Ottolenghi is not guilty of this. He still speaks of his everyday ingredients with utter reverence and respect. Perhaps that is why his everyday ingredients - tahini, za'atar and preserved lemons - have become common fair to many of us too. Indeed, I think it is only the true food lover who would chose a lemon tree as their single luxury item on that deserted desert island.
Second only to hummus on Ottolenghi's ingredient list is pomegranate. He maintains that they enhance almost every dish, and uses a genius sprinkling of seeds to enliven anything from slow-cooked lamb to a delicate rose-scented milk pudding.

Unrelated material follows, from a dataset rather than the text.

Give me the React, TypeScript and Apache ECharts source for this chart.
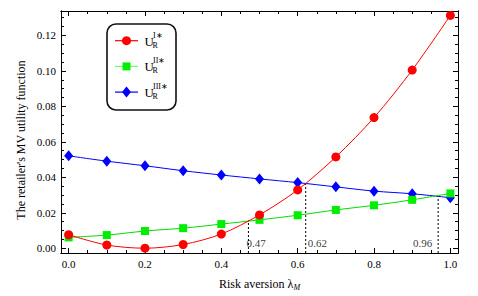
import React, { useEffect, useRef } from "react";
import * as echarts from "echarts";

const lambdaValues = [0, 0.1, 0.2, 0.3, 0.4, 0.5, 0.6, 0.7, 0.8, 0.9, 1.0];
const utilityI = [0.0076, 0.0018, 0.0, 0.0021, 0.008, 0.0188, 0.0329, 0.0515, 0.0737, 0.1005, 0.1313];
const utilityII = [0.0061, 0.0074, 0.0097, 0.0113, 0.0136, 0.016, 0.0186, 0.0216, 0.0242, 0.0273, 0.0309];
const utilityIII = [0.0521, 0.0491, 0.0465, 0.0437, 0.0413, 0.0391, 0.037, 0.0346, 0.0322, 0.0307, 0.0285];

const crossX = [0.471, 0.621, 0.968];
const crossY = [0.0158, 0.0362, 0.0294];
const crossLabels = ["0.47", "0.62", "0.96"];

const xTicks = [0, 0.2, 0.4, 0.6, 0.8, 1.0];
const xMinorTicks = [0.05, 0.1, 0.15, 0.25, 0.3, 0.35, 0.45, 0.5, 0.55, 0.65, 0.7, 0.75, 0.85, 0.9, 0.95];
const yTicks = [0, 0.02, 0.04, 0.06, 0.08, 0.1, 0.12];
const yMinorTicks = [
  0.005, 0.01, 0.015, 0.025, 0.03, 0.035, 0.045, 0.05, 0.055, 0.065, 0.07, 0.075,
  0.085, 0.09, 0.095, 0.105, 0.11, 0.115, 0.125, 0.13,
];

const legendNames = ["I∗", "II∗", "III∗"];
const legendColors = ["#ff0000", "#00ee00", "#0000ff"];

const X_MIN = -0.02;
const X_MAX = 1.02;
const Y_MIN = -0.0027;
const Y_MAX = 0.1338;

const SERIF = "'Liberation Serif', 'Times New Roman', serif";

export default function App() {
  const ref = useRef<HTMLDivElement>(null);

  useEffect(() => {
    if (!ref.current) return;
    const chart = echarts.init(ref.current, null, { renderer: "svg" });

    const pairs = (ys: number[]) => lambdaValues.map((x, i) => [x, ys[i]]);

    const mkX = (pos: "bottom" | "top", vals: number[], len: number, labels: boolean) => ({
      type: "value",
      position: pos,
      min: X_MIN,
      max: X_MAX,
      gridIndex: 0,
      axisLine: { show: true, onZero: false, lineStyle: { color: "#000", width: 1 } },
      axisTick: { show: true, inside: true, length: len, customValues: vals, lineStyle: { color: "#000", width: 1 } },
      axisLabel: {
        show: labels,
        customValues: vals,
        formatter: (v: number) => v.toFixed(1),
        color: "#000",
        fontFamily: SERIF,
        fontSize: 11,
        margin: 5,
      },
      splitLine: { show: false },
    });
    const mkY = (pos: "left" | "right", vals: number[], len: number, labels: boolean) => ({
      type: "value",
      position: pos,
      min: Y_MIN,
      max: Y_MAX,
      gridIndex: 0,
      axisLine: { show: true, onZero: false, lineStyle: { color: "#000", width: 1 } },
      axisTick: { show: true, inside: true, length: len, customValues: vals, lineStyle: { color: "#000", width: 1 } },
      axisLabel: {
        show: labels,
        customValues: vals,
        formatter: (v: number) => v.toFixed(2),
        color: "#000",
        fontFamily: SERIF,
        fontSize: 11,
        margin: 5,
      },
      splitLine: { show: false },
    });

    const xMain: any = mkX("bottom", xTicks, 5, true);
    xMain.name = "Risk aversion λ{m|M}";
    xMain.nameLocation = "middle";
    xMain.nameGap = 24;
    xMain.nameTextStyle = {
      fontFamily: SERIF,
      fontSize: 12,
      color: "#000",
      rich: {
        m: { fontFamily: SERIF, fontSize: 8, fontStyle: "italic", color: "#000", padding: [6, 0, 0, 0] },
      },
    };

    const series: any[] = [
      {
        type: "line",
        data: pairs(utilityI),
        smooth: 0.3,
        symbol: "circle",
        symbolSize: 9,
        itemStyle: { color: "#ff0000" },
        lineStyle: { color: "#ff0000", width: 1 },
        z: 5,
      },
      {
        type: "line",
        data: pairs(utilityII),
        smooth: 0.3,
        symbol: "rect",
        symbolSize: 8,
        itemStyle: { color: "#00ee00" },
        lineStyle: { color: "#00dd00", width: 1 },
        z: 4,
      },
      {
        type: "line",
        data: pairs(utilityIII),
        smooth: 0.3,
        symbol: "diamond",
        symbolSize: [9, 11],
        itemStyle: { color: "#0000ff" },
        lineStyle: { color: "#0000ff", width: 1 },
        z: 3,
      },
    ];

    const labelOffsets = [
      { position: "right", offset: [-2, 0] },
      { position: "right", offset: [2, 0] },
      { position: "left", offset: [-6, 0] },
    ];

    crossX.forEach((cx, i) => {
      series.push({
        type: "line",
        data: [
          [cx, Y_MIN],
          [cx, crossY[i]],
        ],
        symbol: "none",
        lineStyle: { color: "#000", width: 1, type: [2, 2] },
        z: 2,
        silent: true,
      });
      series.push({
        type: "scatter",
        data: [[cx, 0.003]],
        symbolSize: 0,
        silent: true,
        label: {
          show: true,
          position: labelOffsets[i].position,
          distance: 0,
          offset: labelOffsets[i].offset,
          formatter: () => crossLabels[i],
          color: "#000",
          fontFamily: SERIF,
          fontSize: 11,
        },
        z: 6,
      });
    });

    const graphic: any[] = [
      {
        type: "text",
        x: 21,
        y: 140,
        rotation: Math.PI / 2,
        style: {
          text: "The retailer's MV utility function",
          fontFamily: SERIF,
          fontSize: 12,
          fill: "#000",
          align: "center",
          verticalAlign: "middle",
        },
      },
      {
        type: "rect",
        shape: { x: 107, y: 24, width: 69, height: 86, r: 9 },
        style: { fill: "#fff", stroke: "#111", lineWidth: 1.6 },
        z: 100,
      },
    ];

    legendNames.forEach((nm, i) => {
      const cy = 40.7 + i * 25.7;
      const col = legendColors[i];
      graphic.push({
        type: "line",
        shape: { x1: 115, y1: cy, x2: 138, y2: cy },
        style: { stroke: i === 1 ? "#66ff66" : col, lineWidth: 1.2 },
        z: 101,
      });
      if (i === 0) {
        graphic.push({ type: "circle", shape: { cx: 126.5, cy, r: 4.5 }, style: { fill: col }, z: 102 });
      } else if (i === 1) {
        graphic.push({ type: "rect", shape: { x: 122.5, y: cy - 4, width: 8, height: 8 }, style: { fill: col }, z: 102 });
      } else {
        graphic.push({
          type: "polygon",
          shape: { points: [[126.5, cy - 5.5], [131, cy], [126.5, cy + 5.5], [122, cy]] },
          style: { fill: col },
          z: 102,
        });
      }
      graphic.push({
        type: "text",
        x: 144.5,
        y: cy + 0.5,
        style: { text: "U", fontFamily: SERIF, fontSize: 13, fill: "#000", align: "left", verticalAlign: "middle" },
        z: 102,
      });
      graphic.push({
        type: "text",
        x: 153,
        y: cy - 5.5,
        style: { text: nm, fontFamily: SERIF, fontSize: 8, fill: "#000", align: "left", verticalAlign: "middle" },
        z: 102,
      });
      graphic.push({
        type: "text",
        x: 152.5,
        y: cy + 4.5,
        style: { text: "R", fontFamily: SERIF, fontSize: 8, fill: "#000", align: "left", verticalAlign: "middle" },
        z: 102,
      });
    });

    chart.setOption({
      animation: false,
      backgroundColor: "#fff",
      grid: { left: 61, top: 11, right: 20, bottom: 40, containLabel: false },
      xAxis: [
        xMain,
        mkX("bottom", xMinorTicks, 3, false),
        mkX("top", xTicks, 5, false),
        mkX("top", xMinorTicks, 3, false),
      ],
      yAxis: [
        mkY("left", yTicks, 5, true),
        mkY("left", yMinorTicks, 3, false),
        mkY("right", yTicks, 5, false),
        mkY("right", yMinorTicks, 3, false),
      ],
      series,
      graphic,
    });

    return () => chart.dispose();
  }, []);

  return <div ref={ref} style={{ width: 478, height: 296, position: "absolute", left: 0, top: 0 }} />;
}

Pomegranates ooze luxury, fertility and indulgence - and, as I discovered when making this recipe, juice! The dramatic pool of blood red juice that seeps from a freshly sliced fruit can be preserved into a fruit molasses, which in turn can be used in a plethora of sweet and savoury recipes. It is very easy to make, and will keep for around six months in the fridge.
450g pomegranate juice (approximately 4 large fruits)
80g caster sugar
Begin with the pomegranates. The best way to juice them is to extract all of the seeds, and to place these in a blender or food processor. Pulse, then strain the pulp through a sieve.
Measure the pomegranate juice, sugar and the juice of the lemons into a saucepan. Set this over a low heat, and allow the mixture to simmer until it has reduced to a syrup (this may take 30 minutes - an hour). Once the mixture is silky and syrupy, pour it into a sterilised jar or bottle.